Я несколько долгих секунд смотрю на Джейка, все еще сомневаясь в сказанном, но потом понимаю, что если я сейчас не узнаю всю правду, не спрошу саму Василису обо всем, то не прощу себе этого никогда!
— Ну, американец, если только обманул, от тебя мокрого места не останется, поверь мне!
— Верю! — хмыкает мужчина, но я уже вылетаю из кабинета.
В душе кипит ураган эмоций. Сердце вот-вот выпрыгнет из груди. Что, если это все правда? Что, если…
Нет, глупо даже давать себе надежду на подобное. Потом я просто не поднимусь. Я буду морально раздавлен. Сброшен с небес на землю.

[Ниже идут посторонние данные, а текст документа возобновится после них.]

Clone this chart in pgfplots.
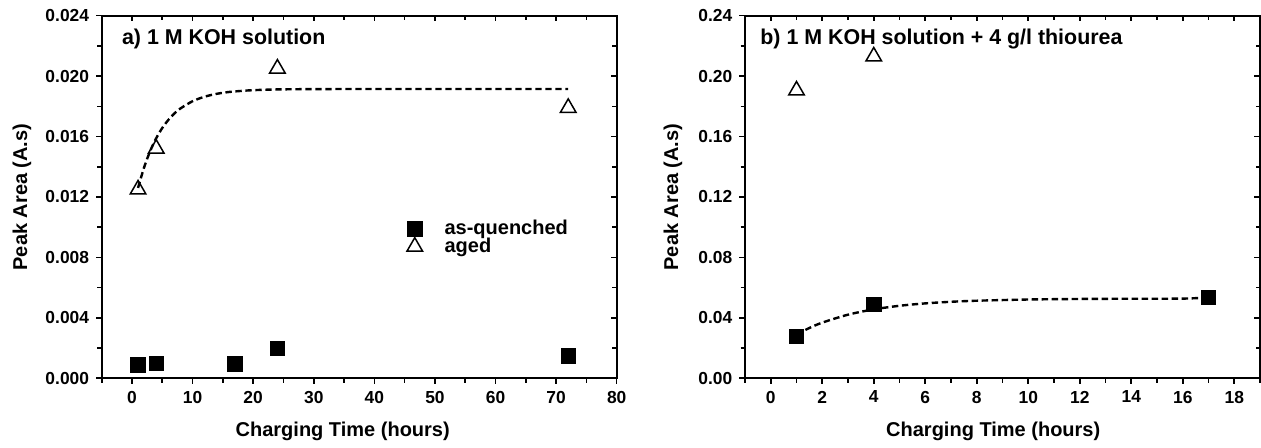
\documentclass[border=0pt]{standalone}
\usepackage{fontspec}
\setmainfont{Liberation Sans}
\usepackage{pgfplots}
\pgfplotsset{compat=1.18}

\pgfplotsset{
  base/.style={
    scale only axis, width=257.5pt, height=181.3pt,
    axis line style={line width=1pt},
    major tick length=2.8pt, minor tick length=2.2pt,
    every tick/.append style={line width=0.8pt, black},
    scaled y ticks=false, clip=false,
  },
  limitsA/.style={
    xmin=-5, xmax=80, ymin=0, ymax=0.024,
    xtick={0,10,20,30,40,50,60,70,80},
    minor xtick={-5,5,15,25,35,45,55,65,75},
    ytick={0,0.004,0.008,0.012,0.016,0.020,0.024},
    minor ytick={0.002,0.006,0.010,0.014,0.018,0.022},
  },
  limitsB/.style={
    xmin=-1, xmax=19, ymin=0, ymax=0.24,
    xtick={0,2,4,6,8,10,12,14,16,18},
    minor xtick={-1,1,3,5,7,9,11,13,15,17,19},
    ytick={0,0.04,0.08,0.12,0.16,0.20,0.24},
    minor ytick={0.02,0.06,0.10,0.14,0.18,0.22},
  },
  labelled/.style={
    tick align=outside, xtick pos=left, ytick pos=left,
    tick label style={font=\fontsize{8.7}{10}\selectfont\bfseries},
    /pgf/number format/assume math mode=true,
    label style={font=\fontsize{10}{12}\selectfont\bfseries},
    xlabel={Charging Time (hours)}, ylabel={Peak Area (A.s)},
  },
  frame/.style={
    tick align=inside, xtick pos=right, ytick pos=right,
    xticklabels={}, yticklabels={},
  },
  quenched/.style={only marks, mark=square*, mark size=3.65pt, black, mark options={fill=black}},
  aged/.style={only marks, mark=triangle, mark size=4.5pt, black, mark options={line width=0.75pt, fill=none}},
  fit/.style={black, line width=1.2pt, dash pattern=on 3.2pt off 1.8pt, smooth, forget plot},
}

\begin{document}
\begin{tikzpicture}
% panel a
\begin{axis}[base, limitsA, frame]
\end{axis}
\begin{axis}[base, limitsA, labelled,
    yticklabel style={/pgf/number format/.cd, fixed, fixed zerofill, precision=3},
    xlabel style={at={(axis description cs:0.468,-0.147)}, anchor=center},
    ylabel style={at={(axis description cs:-0.155,0.5)}, anchor=center},
    legend style={at={(axis description cs:0.592,0.442)}, anchor=north west,
        draw=none, fill=none, inner sep=0pt, row sep=-2pt,
        font=\fontsize{10}{12}\selectfont\bfseries,
        nodes={inner sep=1pt},
        /tikz/every odd column/.append style={column sep=10pt}},
    legend cell align=left,
    legend image code/.code={\draw[#1] plot coordinates {(0pt,0pt)};},
]
\addplot[fit] coordinates {
  (1,0.01260) (2,0.01396) (3,0.01504) (4,0.01589) (5,0.01657) (6,0.01710)
  (7,0.01753) (8,0.01786) (10,0.01834) (12,0.01864) (14,0.01883) (16,0.01895)
  (18,0.01902) (20,0.01907) (24,0.01912) (30,0.01914) (40,0.01915)
  (50,0.01915) (60,0.01915) (72,0.01915)
};
\addplot[quenched] coordinates {
  (1,0.00088) (4,0.00099) (17,0.00097) (24,0.00199) (72,0.00150)
};
\addlegendentry{as-quenched}
\addplot[aged] coordinates {
  (1,0.0125) (4,0.0152) (24,0.0205) (72,0.0179)
};
\addlegendentry{aged}
\node[anchor=west, font=\fontsize{10.7}{12}\selectfont\bfseries]
  at (rel axis cs:0.0258,0.936) {a) 1 M KOH solution};
\end{axis}

% panel b
\begin{axis}[base, limitsB, frame, at={(321.65pt,0pt)}]
\end{axis}
\begin{axis}[base, limitsB, labelled, at={(321.65pt,0pt)},
    yticklabel style={/pgf/number format/.cd, fixed, fixed zerofill, precision=2},
    xlabel style={at={(axis description cs:0.482,-0.147)}, anchor=center},
    ylabel style={at={(axis description cs:-0.140,0.5)}, anchor=center},
]
\addplot[fit] coordinates {
  (1,0.0290) (1.5,0.03331) (2,0.03685) (3,0.04211) (4,0.04563) (5,0.0480)
  (6,0.04958) (7,0.05064) (8,0.05135) (10,0.05215) (12,0.05251)
  (14,0.05267) (16,0.05274) (17,0.0535)
};
\addplot[quenched] coordinates {
  (1,0.0276) (4,0.0490) (17,0.0536)
};
\addplot[aged] coordinates {
  (1,0.1905) (4,0.2130)
};
\node[anchor=west, font=\fontsize{10.7}{12}\selectfont\bfseries]
  at (rel axis cs:0.0162,0.936) {b) 1 M KOH solution + 4 g/l thiourea};
\end{axis}

\pgfresetboundingbox
\path[use as bounding box] (-50.85pt,-34.85pt) rectangle (579.65pt,189.15pt);
\end{tikzpicture}
\end{document}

Со скоростью ветра домчавшись до дома Василисы, я все равно думаю, что дорога была слишком долгой. Я успел обдумать тысячу вариантов, и ни один не заканчивался тем, что я улечу.
Проклятье, кажется, я слишком сильно ее люблю.
Залетаю в подъезд и поднимаюсь на нужный этаж. Беспрерывно жму на кнопку звонка, но никто не открывает.
Черт, а если американец соврал? Что, если ему нужно было отвлечь меня, чтобы я просто не улетел? Но зачем?
Проклятье!
Бью со всей силы кулаком по двери и собираюсь уходить: может, еще успею на самолет. Но вдруг слышу слабый стон за дверью.
Василиса?!
Словно во сне я захожу внутрь и вижу картину, от которой бегут мурашки.
Девушка в полуобморочном состоянии лежит у двери, свернувшись в клубок. Она еще раз стонет от боли, и на ее лбу выступает испарина.
— Василиса, потерпи, девочка моя! Я все сделаю!